There's a pattern in this week's tech coverage I keep coming back to: a lot of long, slow legal fights tech companies were waiting out all hit big moments at the same time. Apple filed with the Supreme Court Wednesday asking the justices to throw out a contempt finding from its years-long fight with Epic Games. The same week, AT&T sued California to escape providing copper-line phone service to households that still need it, the Software Freedom Conservancy locked in an August trial date with Vizio over GPL-licensed Linux code, and more than 30 states asked a federal judge to break up Live Nation. Five years of legal patience, due all at once.
What I find interesting is that the bets each company made share a logic. Apple, AT&T, Vizio, Live Nation - each was waiting for inertia in courts, regulators, or customer attention to do the work that compliance would have required. The clock didn't cooperate. Elon Musk's three-year suit against Sam Altman ended last week in an advisory jury dismissal decided not on the merits but on the statute of limitations.

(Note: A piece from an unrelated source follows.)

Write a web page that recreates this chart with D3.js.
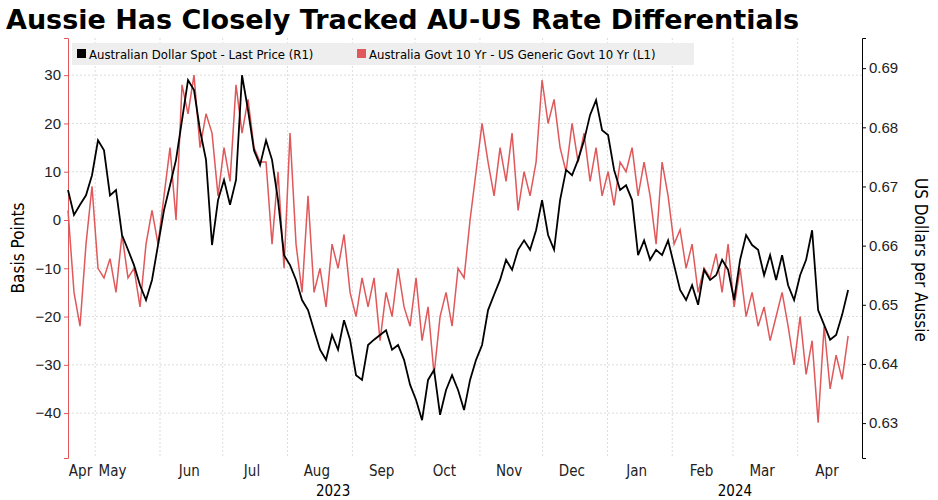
<!DOCTYPE html>
<html><head><meta charset="utf-8">
<script src="https://cdn.jsdelivr.net/npm/d3@7"></script>
<style>body{margin:0;background:#fff;font-family:"DejaVu Sans Condensed","DejaVu Sans",sans-serif}</style>
</head><body><svg id="c" width="938" height="500"></svg>
<script>
// AUD spot, roughly every 3 calendar days from 18 Apr 2023
var audValues = [669.4,665.2,666.9,668.5,671.9,677.8,676.1,668.5,669.4,661.8,659.3,656.7,653.3,650.8,654.2,660.1,666.0,670.2,674.5,681.2,688.0,686.3,679.5,674.5,660.1,667.7,671.1,666.9,671.1,688.8,682.9,676.1,673.6,677.8,674.5,667.7,658.4,656.7,654.2,650.8,649.1,645.7,642.4,640.7,644.9,642.4,647.4,644.1,638.1,637.3,643.2,644.1,644.9,645.7,642.4,643.2,640.7,636.5,633.9,630.5,637.3,639.0,631.4,635.6,638.1,635.6,632.2,637.3,640.7,643.2,649.1,651.7,654.2,657.6,655.9,659.3,660.9,659.3,662.6,667.7,661.8,659.3,667.7,672.8,671.9,674.5,677.8,682.1,684.6,679.5,678.7,672.8,669.4,670.2,667.7,658.4,660.9,657.6,659.3,658.4,660.9,656.7,652.5,650.8,653.3,650.0,655.9,654.2,655.0,657.6,655.9,650.8,657.6,661.8,660.1,659.3,655.0,658.4,654.2,658.4,653.3,650.8,655.0,657.6,662.6,649.1,646.6,644.1,644.9,648.3,652.5];
// AU 10y - US 10y spread, basis points
var spreadValues = [2,-15,-22,-5,7,-10,-12,-8,-15,-3,-12,-10,-18,-5,2,-5,5,15,0,28,22,30,15,22,18,5,15,8,28,18,25,15,12,12,-5,10,-10,18,-5,-15,5,-15,-10,-18,-5,-10,-3,-15,-20,-12,-18,-12,-25,-15,-20,-10,-18,-22,-12,-25,-18,-32,-20,-15,-22,-10,-12,0,10,20,12,5,15,8,18,2,10,5,12,29,20,25,15,10,20,12,18,8,15,5,10,3,12,10,15,5,12,5,-5,12,5,-5,-2,-10,-5,-15,-10,-12,-7,-15,-5,-18,-10,-20,-15,-22,-18,-25,-20,-15,-22,-30,-20,-32,-25,-42,-22,-35,-28,-33,-24];
var leftTicks = [30,20,10,0,-10,-20,-30,-40];
var rightTicks = [0.69,0.68,0.67,0.66,0.65,0.64,0.63];
var monthLabels = ["Apr","May","Jun","Jul","Aug","Sep","Oct","Nov","Dec","Jan","Feb","Mar","Apr"];

var start = new Date(2023,3,18), stepDays = 2.87;
var dates = audValues.map(function(d,i){return new Date(+start + i*stepDays*864e5);});
var svg = d3.select("#c");
var L = 68, R = 862, T = 38, B = 458;
var x = d3.scaleTime().domain([start, new Date(2024,3,26)]).range([L, 850]);
var yL = d3.scaleLinear().domain([-49.3, 37.7]).range([B, T]);
var yR = d3.scaleLinear().domain([0.6241, 0.6951]).range([B, T]);
var red = "#e0585a";

svg.append("text").attr("x",6).attr("y",29).attr("font-size",27).attr("font-weight","bold")
  .attr("font-family","DejaVu Sans, sans-serif").text("Aussie Has Closely Tracked AU-US Rate Differentials");

// gridlines
var monthStarts = d3.timeMonth.range(new Date(2023,4,1), new Date(2024,4,1));
svg.selectAll(".vg").data(monthStarts).join("line").attr("x1",d=>x(d)).attr("x2",d=>x(d))
  .attr("y1",T).attr("y2",B).attr("stroke","#ddd").attr("stroke-dasharray","2,2");
svg.selectAll(".hg").data(leftTicks).join("line").attr("x1",L).attr("x2",R)
  .attr("y1",d=>yL(d)).attr("y2",d=>yL(d)).attr("stroke","#ddd").attr("stroke-dasharray","2,2");

// axes
var gl = svg.append("g").attr("transform","translate("+L+",0)")
  .call(d3.axisLeft(yL).tickValues(leftTicks).tickSize(4));
gl.select(".domain").attr("stroke", red);
gl.selectAll(".tick line").attr("stroke", red);
gl.selectAll("text").attr("font-size",15).attr("fill","#222");
var gr = svg.append("g").attr("transform","translate("+R+",0)")
  .call(d3.axisRight(yR).tickValues(rightTicks).tickFormat(d3.format(".2f")).tickSize(4));
gr.selectAll("text").attr("font-size",15).attr("fill","#222");

var months = [new Date(2023,3,24)].concat(d3.timeMonth.range(new Date(2023,4,1), new Date(2024,4,1)).map(d=>new Date(d.getFullYear(),d.getMonth(),15)));
months = months.slice(0, monthLabels.length);
svg.selectAll(".ml").data(months).join("text").attr("x",(d,i)=>i===1?x(d)-12:x(d)).attr("y",476)
  .attr("text-anchor","middle").attr("font-size",15).attr("fill","#222").text((d,i)=>monthLabels[i]);
svg.append("text").attr("x",x(new Date(2023,9,1))-82).attr("y",496).attr("text-anchor","middle").attr("font-size",15).text("2023");
svg.append("text").attr("x",x(new Date(2024,2,1))+2).attr("y",496).attr("text-anchor","middle").attr("font-size",15).text("2024");

svg.append("text").attr("transform","translate(24,248) rotate(-90)").attr("text-anchor","middle").attr("font-size",17).text("Basis Points");
svg.append("text").attr("transform","translate(915,260) rotate(90)").attr("text-anchor","middle").attr("font-size",17).text("US Dollars per Aussie");

// lines
svg.append("path").datum(spreadValues).attr("fill","none").attr("stroke",red).attr("stroke-width",1.5)
  .attr("d", d3.line().x((d,i)=>x(dates[i])).y(d=>yL(d)));
svg.append("path").datum(audValues).attr("fill","none").attr("stroke","#000").attr("stroke-width",1.8)
  .attr("d", d3.line().x((d,i)=>x(dates[i])).y(d=>yR(d/1000)));

// legend
svg.append("rect").attr("x",72).attr("y",43).attr("width",622).attr("height",22).attr("fill","#eee");
svg.append("rect").attr("x",77).attr("y",49).attr("width",9).attr("height",9).attr("fill","#000");
svg.append("text").attr("x",89).attr("y",59).attr("font-size",13).text("Australian Dollar Spot - Last Price (R1)");
svg.append("rect").attr("x",357).attr("y",49).attr("width",9).attr("height",9).attr("fill",red);
svg.append("text").attr("x",369).attr("y",59).attr("font-size",13).text("Australia Govt 10 Yr - US Generic Govt 10 Yr (L1)");
</script></body></html>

If I'm on TWiT this week, the thing I want to flag is that the reckoning isn't uniform. California Attorney General Rob Bonta drew $12.75 million from General Motors over driver-data sales - the biggest fine ever under the California Consumer Privacy Act. Minnesota Governor Tim Walz banned prediction markets outright, and the federal Commodity Futures Trading Commission sued his state back the same week. Where a bill is coming due, who gets to collect it is still up in the air.
Three calendar dates I want to keep an eye on. The Supreme Court conferences on Apple's petition June 25. Minnesota's prediction-markets ban kicks in August. The Vizio GPL trial begins the same month. Each one is a chance for an old promise to be made new, or to finally expire.